The appeal brings for review a decree validating refunding bonds in the aggregate total amount of *Page 74 principal and interest $1,161,720.81. Involved in this is the refunding of $46,950.00 principal and matured interest coupons unpaid as of January 1, 1939, $24,158.75 of permanent improvement bonds dated July 1, 1914. It is because of the inclusion of the above mentioned issue of July 1, 1914, that the appellant complains.
The proposed refunding bonds are proposed to be issued payable from an unlimited tax levy. When the bonds of July 1, 1914, were issued the statute applicable to the authority for the issuance of such bonds was contained in Section 47, Chapter 5085, Acts of 1901, as amended by Section 7 of Chapter 6390, Special Acts of 1911, which section, as amended, provides as follows:
"Sec. 47. At the meeting at which the Town Council shall approve and adopt the assessment roll, it shall determine the amount to be raised by taxation and fix the rate of taxation and make the annual levies of the current year.

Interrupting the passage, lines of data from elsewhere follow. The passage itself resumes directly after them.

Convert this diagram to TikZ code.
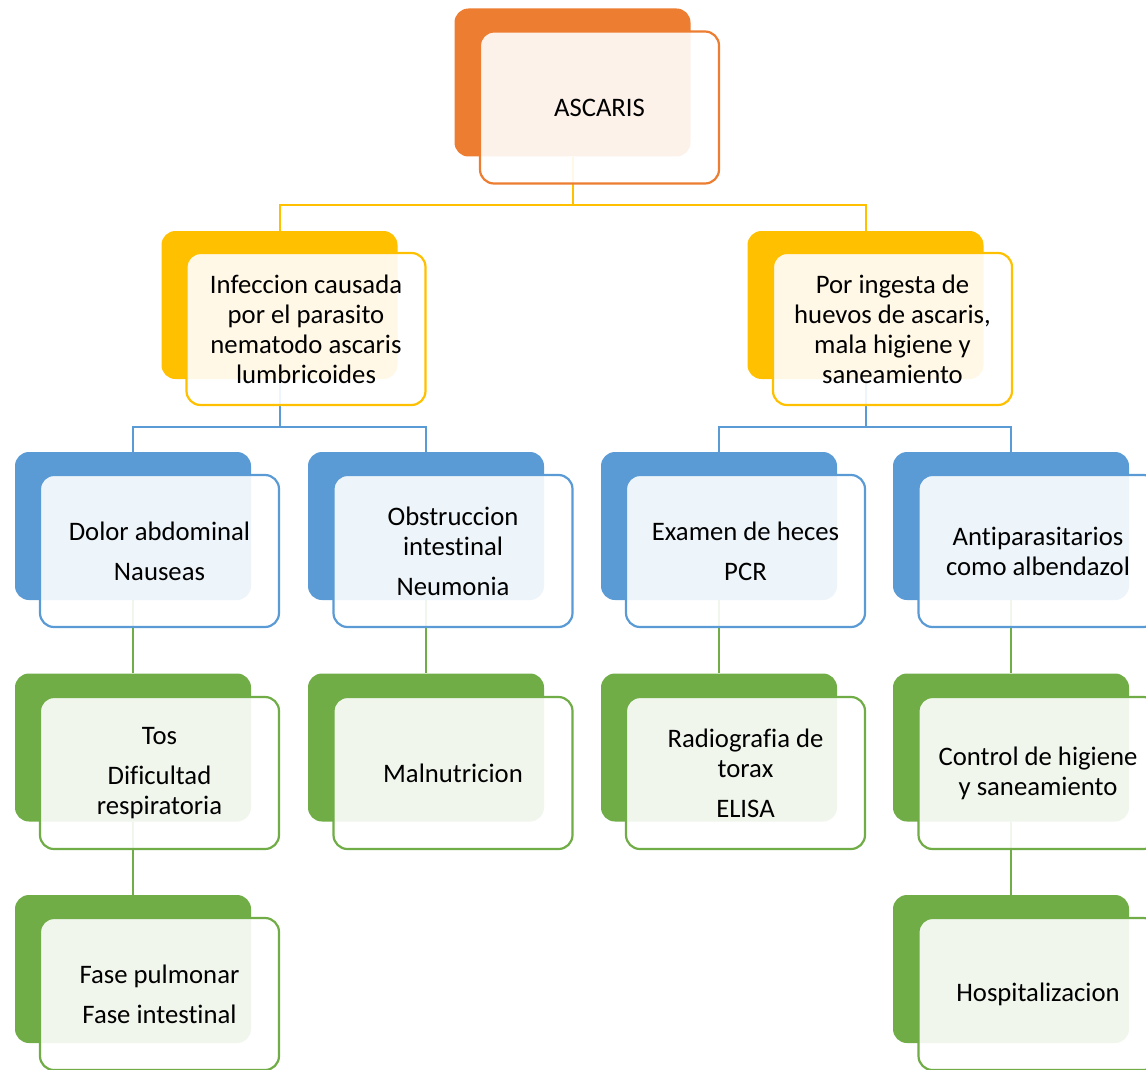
\documentclass[tikz,border=0pt]{standalone}
\usepackage{fontspec}
\setmainfont[RawFeature={-liga;-dlig}]{Carlito}
\definecolor{corange}{HTML}{ED7D31}
\definecolor{cgold}{HTML}{FFC000}
\definecolor{cblue}{HTML}{5B9BD5}
\definecolor{cgreen}{HTML}{70AD47}
\newcommand{\lbl}{\fontsize{26.7}{30}\selectfont}
\tikzset{
  backbox/.style={rounded corners=14pt, minimum width=236pt, minimum height=148pt, inner sep=0pt, fill=#1},
  frontbox/.style={rounded corners=14pt, minimum width=239pt, minimum height=152pt, draw=#1, line width=2.2pt, fill=white, fill opacity=0.9, text opacity=1, align=center, font=\lbl, inner sep=0pt, text=black},
  conn/.style={draw=#1, line width=2pt}
}
\begin{document}
\begin{tikzpicture}[x=1pt,y=-1pt]
\useasboundingbox (0,0) rectangle (1146,1070);
\clip (0,0) rectangle (1146,1070);
% back boxes
\node[backbox=corange] (b0) at (572.5,82.5) {};
\node[backbox=cgold] (b1) at (279.5,305) {};
\node[backbox=cgold] (b2) at (865.5,305) {};
\node[backbox=cblue] (b11) at (133,526) {};
\node[backbox=cblue] (b12) at (426,526) {};
\node[backbox=cblue] (b21) at (719,526) {};
\node[backbox=cblue] (b22) at (1011,526) {};
\node[backbox=cgreen] (c11) at (133,747.5) {};
\node[backbox=cgreen] (c12) at (426,747.5) {};
\node[backbox=cgreen] (c21) at (719,747.5) {};
\node[backbox=cgreen] (c22) at (1011,747.5) {};
\node[backbox=cgreen] (d11) at (133,969) {};
\node[backbox=cgreen] (d22) at (1011,969) {};
% connectors
\draw[conn=cgold] (b0.south) -- ++(0,48) coordinate (j0);
\draw[conn=cgold] (j0) -| (b1.north);
\draw[conn=cgold] (j0) -| (b2.north);
\draw[conn=cblue] (b1.south) -- ++(0,48) coordinate (j1);
\draw[conn=cblue] (j1) -| (b11.north);
\draw[conn=cblue] (j1) -| (b12.north);
\draw[conn=cblue] (b2.south) -- ++(0,48) coordinate (j2);
\draw[conn=cblue] (j2) -| (b21.north);
\draw[conn=cblue] (j2) -| (b22.north);
\draw[conn=cgreen] (b11.south) -- (c11.north);
\draw[conn=cgreen] (b12.south) -- (c12.north);
\draw[conn=cgreen] (b21.south) -- (c21.north);
\draw[conn=cgreen] (b22.south) -- (c22.north);
\draw[conn=cgreen] (c11.south) -- (d11.north);
\draw[conn=cgreen] (c22.south) -- (d22.north);
% front boxes
\node[frontbox=corange] (f0) at (599.5,107.5) {ASCARIS};
\node[frontbox=cgold] (f1) at (306,329) {Infeccion causada\\por el parasito\\nematodo ascaris\\lumbricoides};
\node[frontbox=cgold] (f2) at (892.5,329) {Por ingesta de\\huevos de ascaris,\\mala higiene y\\saneamiento};
\node[frontbox=cblue] (g11) at (159.5,551) {Dolor abdominal\\[10pt]Nauseas};
\node[frontbox=cblue] (g12) at (453,551) {Obstruccion\\intestinal\\[10pt]Neumonia};
\node[frontbox=cblue] (g21) at (745.5,551) {Examen de heces\\[10pt]PCR};
\node[frontbox=cblue] (g22) at (1038,551) {Antiparasitarios\\como albendazol};
\node[frontbox=cgreen] (h11) at (159.5,773) {Tos\\[10pt]Dificultad\\respiratoria};
\node[frontbox=cgreen] (h12) at (453,773) {Malnutricion};
\node[frontbox=cgreen] (h21) at (745.5,773) {Radiografia de\\torax\\[10pt]ELISA};
\node[frontbox=cgreen] (h22) at (1038,773) {Control de higiene\\y saneamiento};
\node[frontbox=cgreen] (k11) at (159.5,994) {Fase pulmonar\\[10pt]Fase intestinal};
\node[frontbox=cgreen] (k22) at (1038,994) {Hospitalizacion};
\end{tikzpicture}
\end{document}
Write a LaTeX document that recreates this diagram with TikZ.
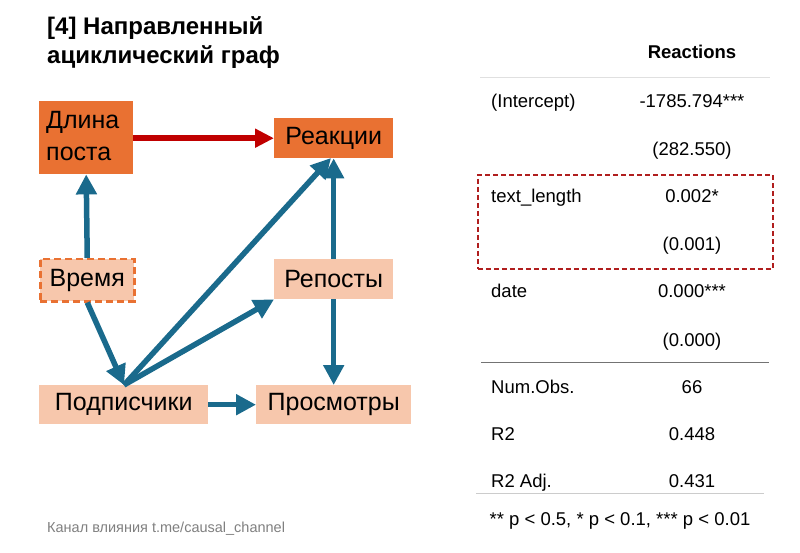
\documentclass[tikz,border=0pt]{standalone}
\usepackage{fontspec}
\setmainfont{Liberation Sans}
\usetikzlibrary{arrows.meta}
\definecolor{dorange}{HTML}{E97132}
\definecolor{lpeach}{HTML}{F7C7AC}
\definecolor{ablue}{HTML}{1A6A8C}
\definecolor{ared}{HTML}{C00000}
\definecolor{dred}{HTML}{B01E1E}
\begin{document}
\begin{tikzpicture}[x=1pt,y=-1pt,
  box/.style={inner sep=0pt,font=\fontsize{25}{30}\selectfont,text=black},
  darkbox/.style={box,fill=dorange},
  lightbox/.style={box,fill=lpeach},
  arr/.style={line width=5.5pt,draw=ablue,-{Triangle[length=20pt,width=20pt]}},
  redarr/.style={line width=5.5pt,draw=ared,-{Triangle[length=19pt,width=18pt]}},
  tab/.style={font=\fontsize{18.5}{22}\selectfont,inner sep=0pt},
  tl/.style={tab,anchor=base west},
  tc/.style={tab,anchor=base},
  ]
\useasboundingbox (0,0) rectangle (800,553);
\fill[white] (0,0) rectangle (800,553);
% title
\node[anchor=base west,inner sep=0pt,font=\bfseries\fontsize{24}{29}\selectfont] (title) at (47,35) {[4] Направленный};
\node[anchor=base west,inner sep=0pt,font=\bfseries\fontsize{24}{29}\selectfont] (title2) at (47,64) {ациклический граф};
% boxes
\node[darkbox,minimum width=94pt,minimum height=73pt,anchor=north west] (len) at (39,101) {};
\node[box,anchor=base west] (lentxt1) at (46,129) {Длина};
\node[box,anchor=base west] (lentxt2) at (46,161) {поста};
\node[darkbox,minimum width=119pt,minimum height=40pt,anchor=north west] (reac) at (274,118) {Реакции};
\node[lightbox,minimum width=94pt,minimum height=42pt,anchor=north west,draw=dorange,line width=2.5pt,dash pattern=on 7pt off 4pt] (time) at (39,258) {Время};
\node[lightbox,minimum width=119pt,minimum height=40pt,anchor=north west] (rep) at (274,259) {Репосты};
\node[lightbox,minimum width=169pt,minimum height=39pt,anchor=north west] (sub) at (39,385) {Подписчики};
\node[lightbox,minimum width=155pt,minimum height=39pt,anchor=north west] (view) at (256,385) {Просмотры};
\coordinate (subtop) at (124,385);
\coordinate (reactip) at (331,158);
% arrows
\draw[arr] (time.north) -- (len.south);
\draw[redarr] (len.east|-reac.west) -- (reac.west);
\draw[arr] (time.south) -- (subtop);
\draw[arr] (subtop) -- (reactip);
\draw[arr] (subtop) -- (rep.west|-rep.south);
\draw[arr] (rep.north) -- (reac.south);
\draw[arr] (rep.south) -- (view.north-|rep.south);
\draw[arr] (sub.east) -- (view.west);
% footer
\node[anchor=base west,inner sep=0pt,font=\fontsize{14.5}{17}\selectfont,text=black!50] (foot) at (47,532) {Канал влияния t.me/causal\_channel};
% table
\node[tc,font=\bfseries\fontsize{18.5}{22}\selectfont] (hdr) at (692,59) {Reactions};
\coordinate (l1a) at (480,77); \coordinate (l1b) at (770,77);
\draw[black!12,line width=0.8pt] (l1a) -- (l1b);
\node[tl] (c1) at (491,108) {(Intercept)};
\node[tc] (v1) at (692,108) {-1785.794***};
\node[tc] (s1) at (692,156) {(282.550)};
\node[draw=dred,line width=1.6pt,dash pattern=on 5pt off 3pt,minimum width=295pt,minimum height=94pt,anchor=north west,inner sep=0pt] (hl) at (477,174) {};
\node[tl] (c2) at (491,203) {text\_length};
\node[tc] (v2) at (692,203) {0.002*};
\node[tc] (s2) at (692,251) {(0.001)};
\node[tl] (c3) at (491,298) {date};
\node[tc] (v3) at (692,298) {0.000***};
\node[tc] (s3) at (692,346) {(0.000)};
\coordinate (l2a) at (481,362); \coordinate (l2b) at (769,362);
\draw[black!55,line width=0.8pt] (l2a) -- (l2b);
\node[tl] (c4) at (491,393) {Num.Obs.};
\node[tc] (v4) at (692,393) {66};
\node[tl] (c5) at (491,440) {R2};
\node[tc] (v5) at (692,440) {0.448};
\node[tl] (c6) at (491,487) {R2 Adj.};
\node[tc] (v6) at (692,487) {0.431};
\coordinate (l3a) at (476,493); \coordinate (l3b) at (764,493);
\draw[black!20,line width=0.8pt] (l3a) -- (l3b);
\node[tc] (fn) at (620,525) {** p < 0.5, * p < 0.1, *** p < 0.01};
\end{tikzpicture}
\end{document}
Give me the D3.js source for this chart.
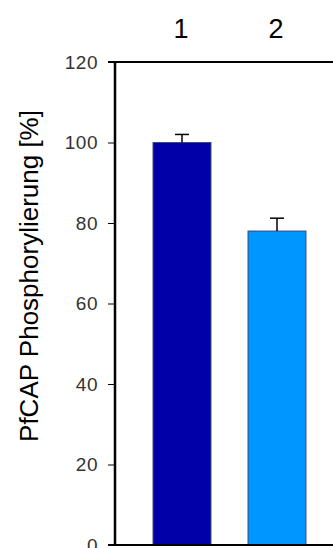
<!DOCTYPE html>
<html>
<head>
<meta charset="utf-8">
<script src="https://cdn.jsdelivr.net/npm/d3@7"></script>
<style>
  body { margin: 0; background: #fff; }
  svg text { font-family: Arial, "Liberation Sans", sans-serif; }
</style>
</head>
<body>
<div class="canva"></div>
<script>
// data
const categories = ["1", "2"];
const values = [100, 78];
const errors = [2, 3.2];
const yTicks = [0, 20, 40, 60, 80, 100, 120];
const barColors = ["#0000a8", "#0096ff"];

const svg = d3.select(".canva").append("svg")
    .attr("width", 333)
    .attr("height", 548);

const x = d3.scaleBand()
    .domain(categories)
    .range([134.5, 324.5])
    .paddingInner(0.39)
    .paddingOuter(0.195);

const y = d3.scaleLinear()
    .domain([0, 120])
    .range([545, 62]);

// bars
svg.selectAll("rect.bar")
  .data(values)
  .enter()
  .append("rect")
  .attr("class", "bar")
  .attr("x", (d, i) => x(categories[i]))
  .attr("y", d => y(d))
  .attr("width", x.bandwidth())
  .attr("height", d => y(0) - y(d))
  .style("fill", (d, i) => barColors[i])
  .style("stroke", "#3a4a7a")
  .style("stroke-width", 1);

// error bars (upper only)
const cx = i => x(categories[i]) + x.bandwidth() / 2;
values.forEach(function(v, i) {
  svg.append("line")
    .attr("x1", cx(i)).attr("x2", cx(i))
    .attr("y1", y(v)).attr("y2", y(v + errors[i]))
    .style("stroke", "#000").style("stroke-width", 1.5);
  svg.append("line")
    .attr("x1", cx(i) - 7).attr("x2", cx(i) + 7)
    .attr("y1", y(v + errors[i])).attr("y2", y(v + errors[i]))
    .style("stroke", "#000").style("stroke-width", 1.5);
});

// y axis
const yAxis = d3.axisLeft(y).tickValues(yTicks).tickSize(7).tickPadding(10);
const gy = svg.append("g")
  .attr("transform", "translate(115,0)")
  .call(yAxis);
gy.select(".domain").remove();
gy.selectAll(".tick line").style("stroke", "#000").style("stroke-width", 1);
gy.selectAll(".tick text")
  .style("font-size", "19px")
  .style("letter-spacing", "0.5px")
  .style("fill", "#333");

svg.append("line")
  .attr("x1", 115).attr("x2", 115)
  .attr("y1", y(120)).attr("y2", y(0))
  .style("stroke", "#000").style("stroke-width", 2.5);

// top and bottom frame lines
[120, 0].forEach(function(v) {
  svg.append("line")
    .attr("x1", 108).attr("x2", 333)
    .attr("y1", y(v)).attr("y2", y(v))
    .style("stroke", "#000").style("stroke-width", 2);
});

// category labels on top
svg.selectAll("text.cat")
  .data(categories)
  .enter()
  .append("text")
  .attr("class", "cat")
  .attr("x", d => x(d) + x.bandwidth() / 2 - 1)
  .attr("y", 38)
  .attr("text-anchor", "middle")
  .style("font-size", "27px")
  .text(d => d);

// y label
svg.append("text")
  .attr("transform", "translate(38,276) rotate(-90)")
  .attr("text-anchor", "middle")
  .style("font-size", "26px")
  .text("PfCAP Phosphorylierung [%]");
</script>
</body>
</html>
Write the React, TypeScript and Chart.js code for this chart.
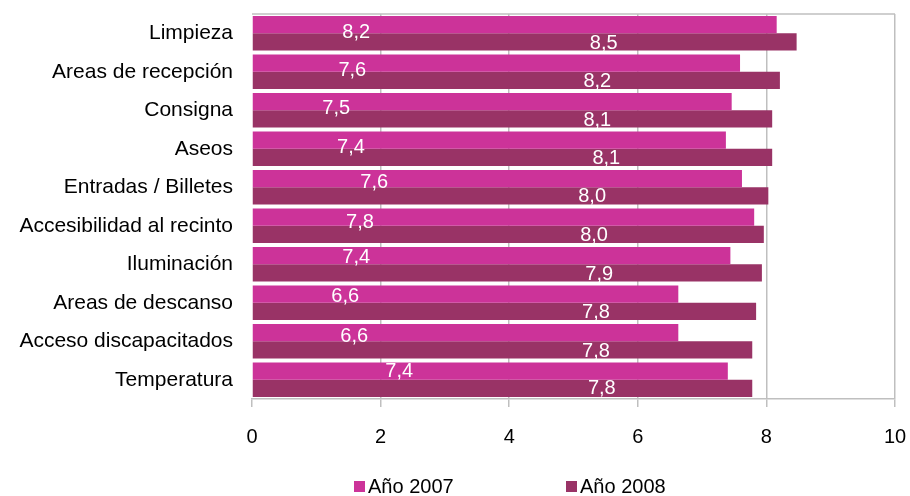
import React, { useEffect, useRef } from "react";
import { Chart, registerables } from "chart.js";

Chart.register(...registerables);

const categories = [
  "Limpieza",
  "Areas de recepción",
  "Consigna",
  "Aseos",
  "Entradas / Billetes",
  "Accesibilidad al recinto",
  "Iluminación",
  "Areas de descanso",
  "Acceso discapacitados",
  "Temperatura",
];
const seriesNames = ["Año 2007", "Año 2008"];
const values2007 = [8.16, 7.59, 7.46, 7.37, 7.62, 7.81, 7.44, 6.63, 6.63, 7.4];
const values2008 = [8.47, 8.21, 8.09, 8.09, 8.03, 7.96, 7.93, 7.84, 7.78, 7.78];
const xTicks = [0, 2, 4, 6, 8, 10];

const colors = ["#CC3399", "#993366"];
const FONT = "'Liberation Sans', Arial, sans-serif";

// label anchors (value units) and vertical nudges (px) for the data labels
const labelLayout = {
  x: [
    [1.62, 1.56, 1.31, 1.54, 1.9, 1.68, 1.62, 1.45, 1.59, 2.29],
    [5.47, 5.37, 5.37, 5.51, 5.29, 5.32, 5.4, 5.35, 5.35, 5.44],
  ],
  dy: [
    [-1, -1, -2, -1, -5, -3, -7, -6, -5, -8],
    [10, 10, 10, 10, 9, 10, 10, 10, 10, 9],
  ],
};

const fmt = (v: number) => v.toFixed(1).replace(".", ",");

const labelsPlugin = {
  id: "valueLabels",
  afterDatasetsDraw(chart: any) {
    const { ctx, scales } = chart;
    ctx.save();
    ctx.font = `20px ${FONT}`;
    ctx.fillStyle = "#FFFFFF";
    ctx.textAlign = "center";
    ctx.textBaseline = "middle";
    chart.data.datasets.forEach((ds: any, i: number) => {
      ds.data.forEach((v: number, j: number) => {
        const x = scales.x.getPixelForValue(labelLayout.x[i][j]);
        const y = scales.y.getPixelForValue(j) + labelLayout.dy[i][j];
        ctx.fillText(fmt(v), x, y);
      });
    });
    ctx.restore();
  },
};

const framePlugin = {
  id: "frame",
  afterDraw(chart: any) {
    const { ctx, chartArea } = chart;
    ctx.save();
    ctx.strokeStyle = "#BFBFBF";
    ctx.lineWidth = 1.5;
    ctx.beginPath();
    ctx.moveTo(chartArea.left, chartArea.top);
    ctx.lineTo(chartArea.right, chartArea.top);
    ctx.stroke();
    ctx.restore();
  },
};

const legendPlugin = {
  id: "customLegend",
  afterDraw(chart: any) {
    const { ctx } = chart;
    ctx.save();
    ctx.font = `20px ${FONT}`;
    ctx.textBaseline = "middle";
    ctx.textAlign = "left";
    const y = 486;
    const starts = [354, 566];
    chart.data.datasets.forEach((ds: any, i: number) => {
      const x = starts[i];
      ctx.fillStyle = ds.backgroundColor;
      ctx.fillRect(x, y - 5, 11, 11);
      ctx.fillStyle = "#000000";
      ctx.fillText(ds.label, x + 14, y + 1);
    });
    ctx.restore();
  },
};

export default function App() {
  const ref = useRef<HTMLCanvasElement | null>(null);
  useEffect(() => {
    document.body.style.margin = "0";
    const canvas = ref.current;
    if (!canvas) return;
    const chart = new Chart(canvas, {
      type: "bar",
      data: {
        labels: categories,
        datasets: [
          {
            label: seriesNames[0],
            data: values2007,
            backgroundColor: colors[0],
            categoryPercentage: 0.89,
            barPercentage: 1,
          },
          {
            label: seriesNames[1],
            data: values2008,
            backgroundColor: colors[1],
            categoryPercentage: 0.89,
            barPercentage: 1,
          },
        ],
      },
      options: {
        indexAxis: "y",
        responsive: false,
        animation: false,
        layout: { padding: { top: 14, right: 15, bottom: 0, left: 0 } },
        plugins: {
          legend: { display: false },
          tooltip: { enabled: false },
        },
        scales: {
          x: {
            min: 0,
            max: 10,
            afterBuildTicks: (scale: any) => {
              scale.ticks = xTicks.map((v) => ({ value: v }));
            },
            afterFit: (scale: any) => {
              scale.height = 97;
              scale.paddingLeft = 0;
              scale.paddingRight = 0;
            },
            ticks: {
              color: "#000000",
              font: { family: FONT, size: 20 },
              padding: 18,
            },
            grid: {
              color: (c: any) => (c.index === 0 ? "rgba(0,0,0,0)" : "#BFBFBF"),
              tickColor: "#BFBFBF",
              tickLength: 8,
              lineWidth: 1.5,
            },
            border: { display: true, color: "#BFBFBF", width: 1.5 },
          },
          y: {
            afterFit: (scale: any) => {
              scale.width = 252;
              scale.paddingTop = 0;
              scale.paddingBottom = 0;
            },
            ticks: {
              color: "#000000",
              font: { family: FONT, size: 21 },
              padding: 19,
            },
            grid: { display: false, drawTicks: false },
            border: { display: false },
          },
        },
      },
      plugins: [labelsPlugin, framePlugin, legendPlugin],
    });
    return () => chart.destroy();
  }, []);
  return (
    <div style={{ width: 910, height: 496 }}>
      <canvas ref={ref} width={910} height={496} />
    </div>
  );
}
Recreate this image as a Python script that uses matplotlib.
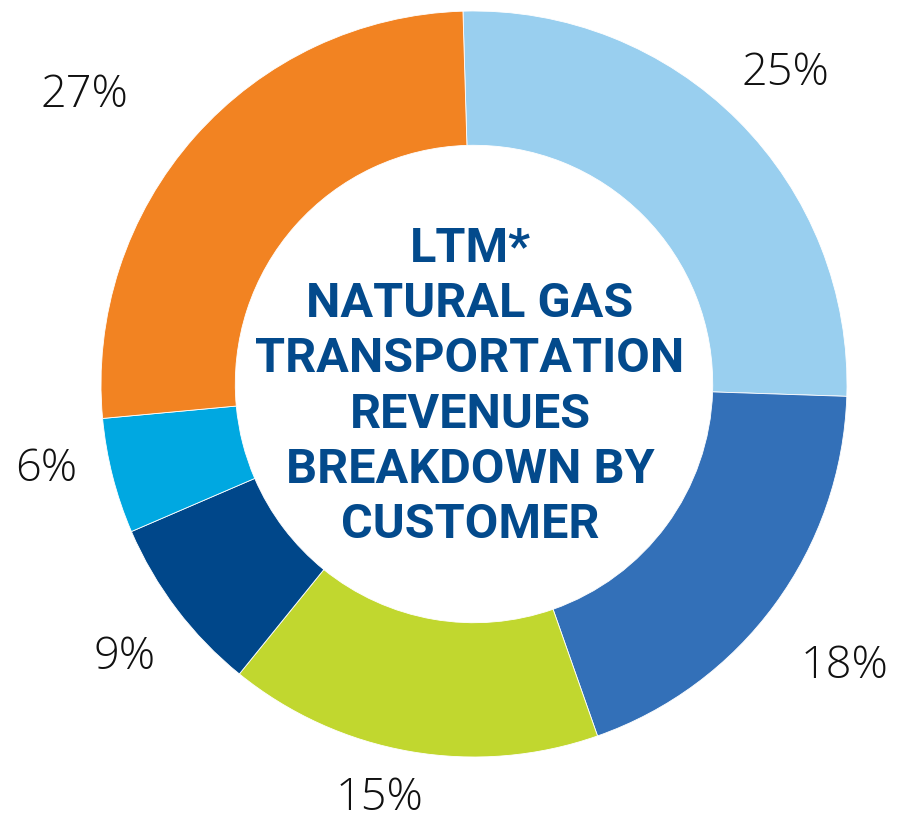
import matplotlib
matplotlib.use("Agg")
import matplotlib.pyplot as plt
import numpy as np

# Slice sizes (clockwise from top)
slice_sizes = [26.0, 19.1, 16.2, 7.7, 5.0, 26.0]
# Printed labels
label_texts = ["25%", "18%", "15%", "9%", "6%", "27%"]
colors = ["#99CFEF", "#3370B8", "#C1D72F", "#00478A", "#00A8E1", "#F28322"]
center_title = "LTM*\nNATURAL GAS\nTRANSPORTATION\nREVENUES\nBREAKDOWN BY\nCUSTOMER"

W, H = 921, 836
fig = plt.figure(figsize=(W / 100, H / 100), dpi=100)
ax = fig.add_axes([0, 0, 1, 1])

cx, cy, R = 474, H - 384, 373
wedges, _ = ax.pie(slice_sizes, colors=colors, startangle=91.7, counterclock=False,
                   center=(cx, cy), radius=R, frame=True,
                   wedgeprops=dict(width=R * 0.36, edgecolor="white", linewidth=0.6))
ax.set_xlim(0, W)
ax.set_ylim(0, H)
ax.set_aspect("equal")
ax.axis("off")

label_dist = [1.18, 1.25, 1.14, 1.19, 1.17, 1.30]
label_shift = [0, -1, -3, 1, -3, 5]
for w, txt, d, s in zip(wedges, label_texts, label_dist, label_shift):
    ang = np.deg2rad((w.theta1 + w.theta2) / 2 + s)
    x = cx + d * R * np.cos(ang)
    y = cy + d * R * np.sin(ang)
    ax.text(x, y, txt, ha="center", va="center", fontsize=32.5,
            family="Open Sans", fontweight="light", color="#111111")

ax.text(cx - 4, cy - 3, center_title, ha="center", va="center", fontsize=35,
        family="Roboto", fontweight="bold", color="#034A8C", linespacing=1.26)

fig.savefig("out.png", dpi=100)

Such levies shall not in any year, for ordinary corporate purposes, exceed (ten) 10 mills on the dollar of assessed, valuation; the words 'ordinary corporate purposes' shall embrace all expenses for police, streets, gas and other illuminating material, and all other purposes strictly municipal; said Council may levy annually, in addition to the foregoing tax, not to exceed five mills for water-works and fire protection, and may, at their discretion, levy such special tax as may be necessary to pay any indebtedness of the town or the interest thereon, and to provide a sinking fund for the payment of any bonded indebtedness; provided such special tax shall not exceed ten mills on the dollar of valuation for such special purposes in any one year."
Thus, it is seen that this issue of bonds, when issued, was supported by a limited tax levy. By Chpater 9055, Special Acts of 1921, the Town of Punta Gorda was abolished and *Page 75 the City of Punta Gorda created. Section 71 of that Act authorized the levy of taxes in such amounts as might be necessary to provide for the payment of interest and principal of all bonds then outstanding or thereafter issued. This latter statutory provision authorized the levy of more than 10 mills to produce the funds with which to pay the outstanding bonds. This, however, did not change the rights of the parties under the original contract and constituted no more than a gratuity which the Legislature had the power to take away at any time and did not make a new contract.
It is now proposed to enter into a new contract pledging the unlimited taxing power instead of the limited taxing power available at the time the bonds were issued and to this extent the bonds would be secured by a higher available rate of taxation than was available under the original contract.
Where it is proposed to make a change of this sort in the terms of the bond contract, it ceases to be a continuation and extension of the original contract and such new or refunding bonds must be authorized by approving election under amended Section 6, Article IX, of our Constitution. See City of Fort Myers v. State, 129 Fla. 166, 176 So. 483; State ex rel. Woman's Catholic Order of Foresters v. City of Fort Myers,140 Fla. 224, 191 So. 289; State ex rel. Woman's Catholic Order of Foresters v. City of Fort Myers, 143 Fla. 304, 196 So. 705, and cases cited in those opinions.
We do not overlook the holding of this Court in State v. City of Manatee, 140 Fla. 248, 191 So. 529. In that case a limited tax had been removed but a composition agreement had been entered into and under it the refunding bonds were issued at a rate more attractive than the original bonds.
It follows that the decree must be reversed insofar as it *Page 76 validates the refunding of the bonds dated July 1, 1914, hereinbefore referred to.
No valid objection is made to appear as to the remainder of the refunding proceedings.
For the reasons stated, the decree is reversed and the cause remanded for further proceedings.
So ordered.
TERRELL, C. J., WHITFIELD, BROWN, CHAPMAN and THOMAS, J. J., concur.